Many in the British media are unconvinced that the plant makes sense. For example, The Economist refers to the proposed scheme as “Hinkley Pointless”, a view it takes based on the level of subsidy the power plant will require over the next 35 years based on current energy price forecasts. (That said, that magazine’s longer term readers will know its judgements on future energy costs have been famously wrong – such as in 1999 when it speculated the oil price would fall from $10 to $5 a barrel when it instead rose to about $145 in 2008.). Such arguments may also miss the bigger picture. Post-Brexit Britain badly needs a free trade deal with China, especially one that plays to its advantages in services. Over the next 35 years the value to the British economy of a good trade deal or no deal (a potential Chinese response if Hinkley Point is scuppered) would likely have more upside or downside than the subsidy.
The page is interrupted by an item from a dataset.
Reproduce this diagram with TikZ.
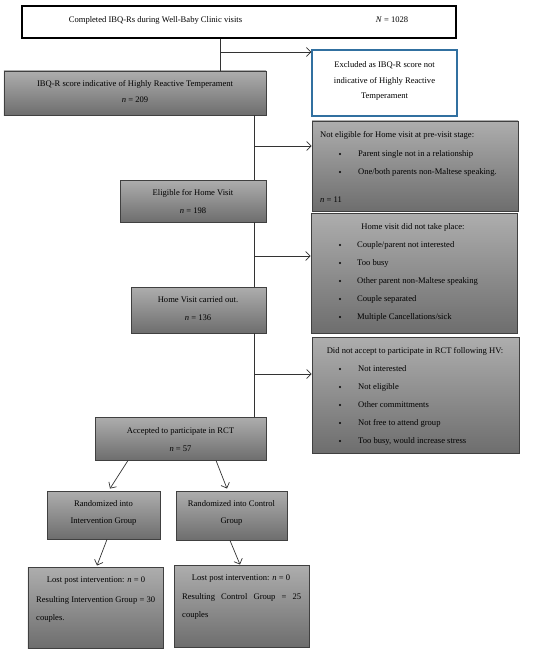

It was for that reason that UK government minister Jim O’Neill was reported by the FT late last month to be deeply concerned, feeling that backtracking on the nuclear agreement would cast the UK as a “fair-weather friend” and damage overall economic relations.
(Indeed, China’s propensity to get upset over a snubbed deal was evident this week when Australia’s Treasurer Scott Morrison blocked the sale of electric utility Ausgrid to two Chinese bidders on national security grounds. He declined to reveal to media what these security concerns were, but his move drew the ire of China’s commerce ministry which said “this kind of decision is protectionist and seriously impacts the willingness of Chinese companies to invest in Australia.”)
At her talks on the sidelines of the Hangzhou summit, May will likely discover how steely her Chinese negotiators can be. Indeed, that was something the original Iron Lady also became aware of in the early 1980s when she too had to agree a major deal with China.